I numeri dei migranti irregolari espulsi dall’Italia
Qual è l’attuale situazione dei rimpatri? A fare una panoramica è la ministra degli Interni Luciana Lamorgese. “Nel 2017 sono stati 6.514 i rimpatri forzati di migranti che non avevano diritto a restare in Italia e 869 quelli volontari assistiti; nel 2018 sono stati 6.820 i forzati e 1.161 quelli volontari; nel 2019 fino ad oggi siamo a quota 5.044 rimpatri, più 200 volontari”, ha detto Lamorgese, alle commissioni congiunte Affari costituzionali e Politiche europee di Senato e Camera.
“C’è l’esigenza di promuovere ogni iniziativa a livello europeo per favorire nuovi accordi di riammissioni con i Paesi di partenza dei flussi e implementare quelli in vigore. Il tasso dei rimpatri di chi non ha titolo a stare in Europa è basso in tutta l’Unione, bisogna farlo crescere, nel rispetto dei diritti”, ha detto la titolare del Viminale.
Secondo un rapporto un rapporto dell’Ispi, tra il 2013 e il 2017 sono stati rimpatriati solo il 20 per cento dei migranti a cui è stato intimato di lasciare il territorio. Al momento in Italia ci sarebbero circa 500mila migranti irregolari.
Come funzionano oggi i rimpatri in Italia
Chi arriva in Italia ma non ha i requisiti per rimanere, ed è quindi un migrante irregolare, può essere rimpatriato.

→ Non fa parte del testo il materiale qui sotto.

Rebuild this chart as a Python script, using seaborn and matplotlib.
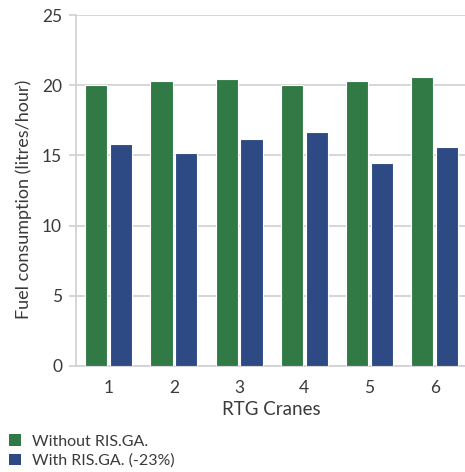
import matplotlib
matplotlib.use("Agg")
import matplotlib.pyplot as plt
import seaborn as sns
import pandas as pd
from matplotlib.patches import Patch

cranes = ["1", "2", "3", "4", "5", "6"]
without_risga = [20.03, 20.32, 20.44, 20.03, 20.32, 20.56]
with_risga = [15.81, 15.19, 16.19, 16.69, 14.44, 15.58]
series_names = ["Without RIS.GA.", "With RIS.GA. (-23%)"]
y_ticks = [0, 5, 10, 15, 20, 25]

sns.set_theme(style="white")
plt.rcParams["font.family"] = ["Lato", "DejaVu Sans"]

df = pd.DataFrame({
    "crane": cranes * 2,
    "value": without_risga + with_risga,
    "series": [series_names[0]] * len(cranes) + [series_names[1]] * len(cranes),
})

green = "#317a45"
blue = "#2d4a84"
text_c = "#3a3a3a"
grid_c = "#cfcfd4"

fig = plt.figure(figsize=(4.65, 4.72), dpi=100)
ax = fig.add_axes([76 / 465, 1 - 366 / 472, (465 - 76) / 465 + 0.005, (366 - 15) / 472])

sns.barplot(data=df, x="crane", y="value", hue="series", order=cranes,
            hue_order=series_names, palette=[green, blue], saturation=1,
            width=0.76, gap=0.1, edgecolor="white", linewidth=0.8, ax=ax,
            legend=False, zorder=3)

ax.set_ylim(0, 25)
ax.set_xlim(-0.5, 5.5)
ax.set_yticks(y_ticks)
ax.set_yticklabels([str(t) for t in y_ticks], fontsize=12.5, color=text_c)
ax.yaxis.grid(True, color=grid_c, linewidth=1.2, zorder=0)
ax.set_axisbelow(True)

ax.set_xticks(range(len(cranes)))
ax.set_xticklabels(cranes, fontsize=12.5, color=text_c)
ax.tick_params(axis="x", which="major", length=0, pad=10)
ax.set_xticks([i - 0.5 for i in range(len(cranes) + 1)], minor=True)
ax.tick_params(axis="x", which="minor", length=6, width=1.2, color=grid_c, direction="out")
ax.tick_params(axis="y", which="major", length=5, width=1.2, color=grid_c, direction="out", pad=5, left=True)

for s in ["top", "right"]:
    ax.spines[s].set_visible(False)
ax.spines["left"].set_color(grid_c)
ax.spines["left"].set_linewidth(1.2)
ax.spines["bottom"].set_color(grid_c)
ax.spines["bottom"].set_linewidth(1.2)

ax.set_xlabel("RTG Cranes", fontsize=13.5, color=text_c, labelpad=4)
ax.set_ylabel("Fuel consumption (litres/hour)", fontsize=13, color=text_c)
ax.yaxis.set_label_coords(-0.113, 0.475)

handles = [Patch(facecolor=green, edgecolor="none"), Patch(facecolor=blue, edgecolor="none")]
fig.legend(handles, series_names, loc="lower left", bbox_to_anchor=(-0.012, -0.022),
           frameon=False, fontsize=11.5, handlelength=0.75, handleheight=0.75,
           handletextpad=0.7, labelspacing=0.3, labelcolor=text_c)

fig.savefig("out.png", dpi=100)
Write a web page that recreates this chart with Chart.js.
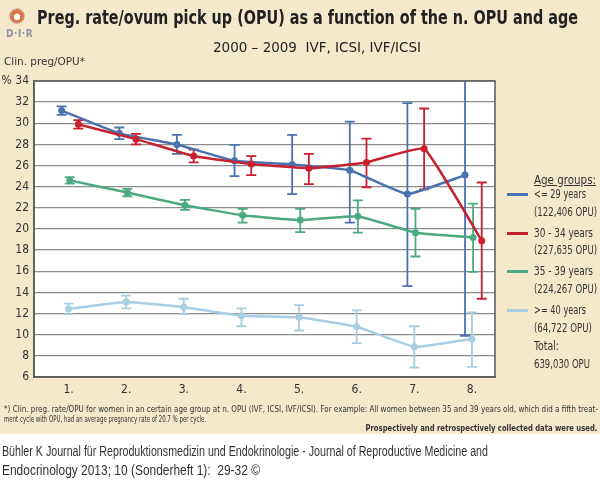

L’unica eccezione è rappresentata dai minorenni, apolidi o coloro che sono ancora in attesa di una risposta a una richiesta di asilo o protezione internazionale. Tutti gli altri, coloro che hanno ricevuto un diniego a una richiesta di asilo, coloro che hanno il permesso di soggiorno scaduto e coloro che non hanno mai presentato domanda di protezione facendo perdere le loro tracce, possono invece essere rimpatriati nel paese di origine.
La Corte di giustizia dell’Unione europea a maggio 2019 ha però stabilito che un migrante in fuga da un territorio in cui rischia di essere torturato o perseguitato non può essere rimpatriato nel suo paese d’origine, anche nel caso in cui abbia perso lo status di rifugiato.
Oggi in Italia ci sono tre diverse modalità per rimpatriare un immigrato, regolate dalla direttiva Ue 115/2008. La prima è il ritorno volontario, la seconda è l’espulsione con obbligo di lasciare il paese con mezzi propri e la terza è il rimpatrio forzato.
Il rimpatrio forzato ha un costo elevato per lo stato che deve “riaccompagnare” il migrante nel suo paese di origine. Il rimpatrio forzato, o accompagnamento coatto avviene con voli charter e un grosso dispiegamento di forze. Si arriva a spendere fino a 8mila euro per ogni migrante. L’espulsione non ha grossi costi per lo stato, ma non è molto efficace, dal momento che i migranti espulsi, a cui viene intimato di tornare in patria con mezzi proprio, spesso, rimangono in Italia, facendo perdere le proprie tracce.
Attualmente L’Italia ha stretto accordi bilaterali di rimpatrio con Marocco, Tunisia, Egitto e Nigeria, ma non con altri stati dell’Africa da cui partono i flussi migratori.
Ogni rimpatrio, che può comprendere un numero molto limitato di persone, avviene sotto la supervisione del “Garante Nazionale dei diritti delle persone detenute o private della libertà personale”, con conseguente rapporto da fornire al Ministero dell’Interno.